Mac McFarland: Well, I think — good morning, Thomas. I think Terry mentioned it during his remarks that it’s one data point. That said, one of the things that this demand will drive over time is the need for increased supply. But that need for increased supply needs to be balanced with making sure that the appropriate cost sharing is done and that residential rates are protected from that. If the build out is necessary for what I would consider industrial load. I consider data centers to look like industrial load because it’s 24×7. It looks a lot more like a manufacturing process than it does a commercial building. And so I think that what that will lend itself to is that people have a view that there will be inflationary costs or there will be costs to build out transmission, which is going to increase the cost on a system and build generation, both of those things and that’s what you’re seeing reflected in the market.

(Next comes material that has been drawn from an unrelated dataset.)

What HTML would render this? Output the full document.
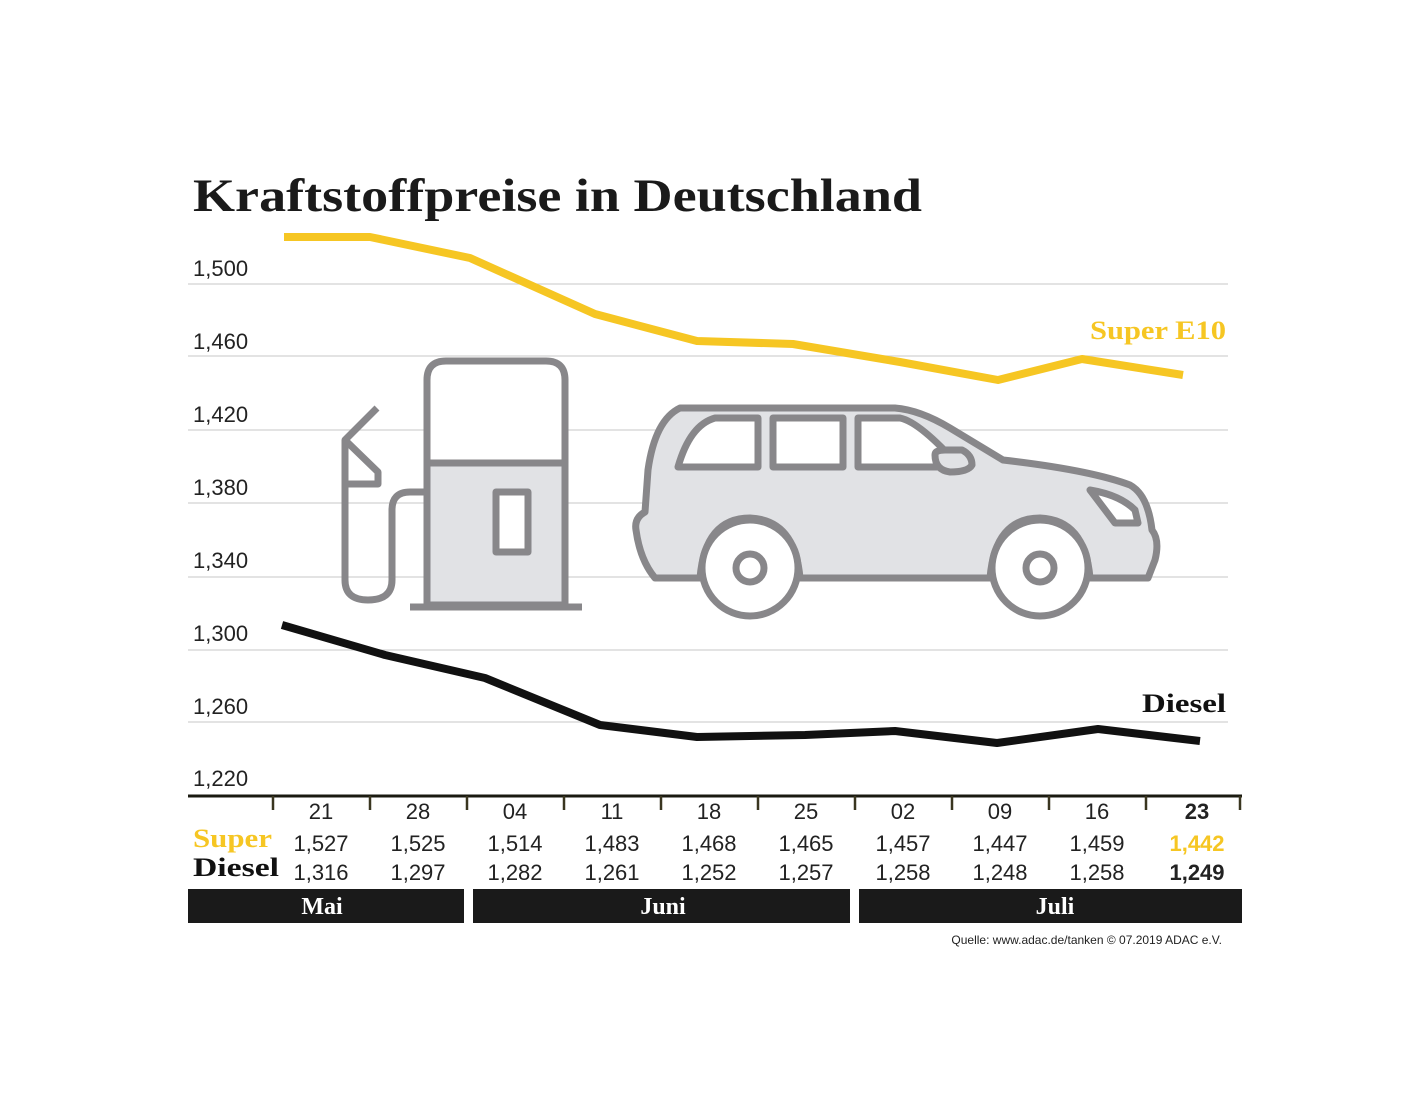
<!DOCTYPE html>
<html><head><meta charset="utf-8"><style>
html,body{margin:0;padding:0;background:#fff;}
svg{display:block}
</style></head><body>
<svg width="1414" height="1118" viewBox="0 0 1414 1118" xmlns="http://www.w3.org/2000/svg">
<rect width="1414" height="1118" fill="#fff"/>
<text x="193" y="211" font-family="Liberation Serif, serif" font-weight="bold" font-size="47" fill="#1a1a1a" textLength="729" lengthAdjust="spacingAndGlyphs">Kraftstoffpreise in Deutschland</text>
<g stroke="#d2d2d2" stroke-width="1.2">
<line x1="188" y1="284" x2="1228" y2="284"/>
<line x1="188" y1="356" x2="1228" y2="356"/>
<line x1="188" y1="430" x2="1228" y2="430"/>
<line x1="188" y1="503" x2="1228" y2="503"/>
<line x1="188" y1="577" x2="1228" y2="577"/>
<line x1="188" y1="650" x2="1228" y2="650"/>
<line x1="188" y1="722" x2="1228" y2="722"/>
</g>
<g font-family="Liberation Sans, sans-serif" font-size="22" fill="#222">
<text x="193" y="276">1,500</text>
<text x="193" y="349">1,460</text>
<text x="193" y="422">1,420</text>
<text x="193" y="495">1,380</text>
<text x="193" y="568">1,340</text>
<text x="193" y="641">1,300</text>
<text x="193" y="714">1,260</text>
<text x="193" y="786">1,220</text>
</g>
<!-- pump -->
<g stroke="#88878a" stroke-width="7" fill="none" stroke-linejoin="round">
<path d="M427,605 V380 Q427,361 446,361 H546 Q565,361 565,380 V605 Z" fill="#fff"/>
<path d="M427,463 H565 V605 H427 Z" fill="#e1e2e5"/>
<rect x="496" y="492" width="32" height="60" fill="#fff"/>
<line x1="410" y1="607" x2="582" y2="607"/>
<path d="M427,492 H410 Q392,492 392,510 V580 Q392,600 368,600 Q345,600 345,580 V440 L377,408"/>
<path d="M345,440 L378,472 V484 H345"/>
</g>
<!-- car -->
<g stroke="#88878a" stroke-width="7" stroke-linejoin="round">
<path d="M655,578 Q640,560 636,530 Q634,518 645,512 L648,470 Q655,420 680,408 H895 Q920,410 950,428 L1003,460 Q1090,470 1130,485 Q1148,495 1152,530 Q1160,540 1155,560 L1148,578 H1090 Q1085,520 1040,518 Q995,518 990,578 H800 Q795,520 750,518 Q705,518 700,578 Z" fill="#e1e2e5"/>
<path d="M678,467 Q690,425 715,418 H758 V467 Z" fill="#fff"/>
<rect x="773" y="418" width="70" height="49" fill="#fff"/>
<path d="M858,418 H900 Q920,422 960,467 H858 Z" fill="#fff"/>
<path d="M935,455 Q935,450 945,450 H962 Q972,455 972,465 Q968,472 950,472 Q935,470 935,455 Z" fill="#e1e2e5"/>
<path d="M1090,490 Q1120,495 1135,510 L1138,523 H1115 Z" fill="#fff"/>
<circle cx="750" cy="568" r="48" fill="#fff"/>
<circle cx="750" cy="568" r="14" fill="#fff"/>
<circle cx="1040" cy="568" r="48" fill="#fff"/>
<circle cx="1040" cy="568" r="14" fill="#fff"/>
</g>
<polyline fill="none" stroke="#f6c623" stroke-width="8" stroke-linejoin="round" points="284,237 370,237 470,258 595,314 697,341 793,344 900,362 998,380 1082,359 1183,375"/>
<polyline fill="none" stroke="#111" stroke-width="8" stroke-linejoin="round" points="282,625 385,655 485,678 600,725 697,737 805,735 895,731 997,743 1098,729 1200,741"/>
<text x="1090" y="339" font-family="Liberation Serif, serif" font-weight="bold" font-size="26" fill="#f6c623" textLength="136" lengthAdjust="spacingAndGlyphs">Super E10</text>
<text x="1142" y="712" font-family="Liberation Serif, serif" font-weight="bold" font-size="26" fill="#111" textLength="84" lengthAdjust="spacingAndGlyphs">Diesel</text>
<line x1="188" y1="796" x2="1242" y2="796" stroke="#1a1a10" stroke-width="3"/>
<g stroke="#3a3620" stroke-width="2.5">
<line x1="273" y1="796" x2="273" y2="810"/><line x1="370" y1="796" x2="370" y2="810"/><line x1="467" y1="796" x2="467" y2="810"/><line x1="564" y1="796" x2="564" y2="810"/><line x1="661" y1="796" x2="661" y2="810"/><line x1="758" y1="796" x2="758" y2="810"/><line x1="855" y1="796" x2="855" y2="810"/><line x1="952" y1="796" x2="952" y2="810"/><line x1="1049" y1="796" x2="1049" y2="810"/><line x1="1146" y1="796" x2="1146" y2="810"/><line x1="1240" y1="796" x2="1240" y2="810"/>
</g>
<g font-family="Liberation Sans, sans-serif" font-size="22" fill="#222" text-anchor="middle">
<text x="321" y="819">21</text><text x="418" y="819">28</text><text x="515" y="819">04</text><text x="612" y="819">11</text><text x="709" y="819">18</text><text x="806" y="819">25</text><text x="903" y="819">02</text><text x="1000" y="819">09</text><text x="1097" y="819">16</text><text x="1197" y="819" font-weight="bold">23</text>
<text x="321" y="851">1,527</text><text x="418" y="851">1,525</text><text x="515" y="851">1,514</text><text x="612" y="851">1,483</text><text x="709" y="851">1,468</text><text x="806" y="851">1,465</text><text x="903" y="851">1,457</text><text x="1000" y="851">1,447</text><text x="1097" y="851">1,459</text><text x="1197" y="851" font-weight="bold" fill="#f6c623">1,442</text>
<text x="321" y="880">1,316</text><text x="418" y="880">1,297</text><text x="515" y="880">1,282</text><text x="612" y="880">1,261</text><text x="709" y="880">1,252</text><text x="806" y="880">1,257</text><text x="903" y="880">1,258</text><text x="1000" y="880">1,248</text><text x="1097" y="880">1,258</text><text x="1197" y="880" font-weight="bold">1,249</text>
</g>
<text x="193" y="847" font-family="Liberation Serif, serif" font-weight="bold" font-size="26" fill="#f6c623" textLength="79" lengthAdjust="spacingAndGlyphs">Super</text>
<text x="193" y="876" font-family="Liberation Serif, serif" font-weight="bold" font-size="26" fill="#111" textLength="86" lengthAdjust="spacingAndGlyphs">Diesel</text>
<rect x="188" y="889" width="276" height="34" fill="#1a1a1a"/>
<rect x="473" y="889" width="377" height="34" fill="#1a1a1a"/>
<rect x="859" y="889" width="383" height="34" fill="#1a1a1a"/>
<g font-family="Liberation Serif, serif" font-weight="bold" font-size="24" fill="#fff" text-anchor="middle">
<text x="322" y="914">Mai</text><text x="663" y="914">Juni</text><text x="1055" y="914">Juli</text>
</g>
<text x="1222" y="944" text-anchor="end" font-family="Liberation Sans, sans-serif" font-size="12" fill="#222">Quelle: www.adac.de/tanken   © 07.2019  ADAC e.V.</text>
</svg>
</body></html>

When the market tightens, you see an increase, decreased reserve margins, increased capacity pricing, heat rates and sparks have gone up, ultimate power — just underlying power prices have gone up in the forward curves. They’ve come back down some recently, but ultimately it will drive those increases. Now, what I think you’ll see in the future is that, generation will get built and it’ll be built to serve specific loads under PPAs, whether that’s front-of-the-meter but has an energy component that hedges the energy for these loads and allows new generation to get built with an underlying revenue stream, as we just talked about with Craig on sort of having this contracted revenue stream. I think that’s highly possible. I think that the challenge will be is being able to get the balance sheet and the rest of it right with respect to these entities because a lot of SPV type, which is the old build of CCGTs where you have a single asset, you lever that asset, you hedge it with puts — gas puts typically or power, just ultimate power purchase agreement sales.
Those don’t lend themselves to having the portfolio effect, the credit support, the rest of it. So, we think we’re uniquely positioned in that because we have a portfolio, we have a balance sheet, we can participate in that and it’s pretty exciting. But I do think it should be a combination of all. I think you’re going to see that the capacity prices are going to start to show tightness. They haven’t for a long period of time. Energy markets have been in the doldrums as well, with the exception of a few weather driven events. So, very temporal pricing, but you’re seeing the overall sort of fundamental pricing go up in the market. So, I think you’re going to see a combination of a bunch of different ways to solve this going forward.
Thomas Meric: Thanks. That’s it for me.
Mac McFarland: Thank you.
Operator: I show no further questions in the queue. I would now like to turn the call back to Mac McFarland for closing remarks.
Mac McFarland: Well, great. Thanks, Michelle. And thanks everyone for joining us in your questions today. We appreciate your continued support of Talen. And as we continue to focus on challenges and opportunities facing the industry, we look forward to seeing you on September 5th. Have a great day.
Operator: This concludes today’s conference call. Thank you for participating. You may now disconnect.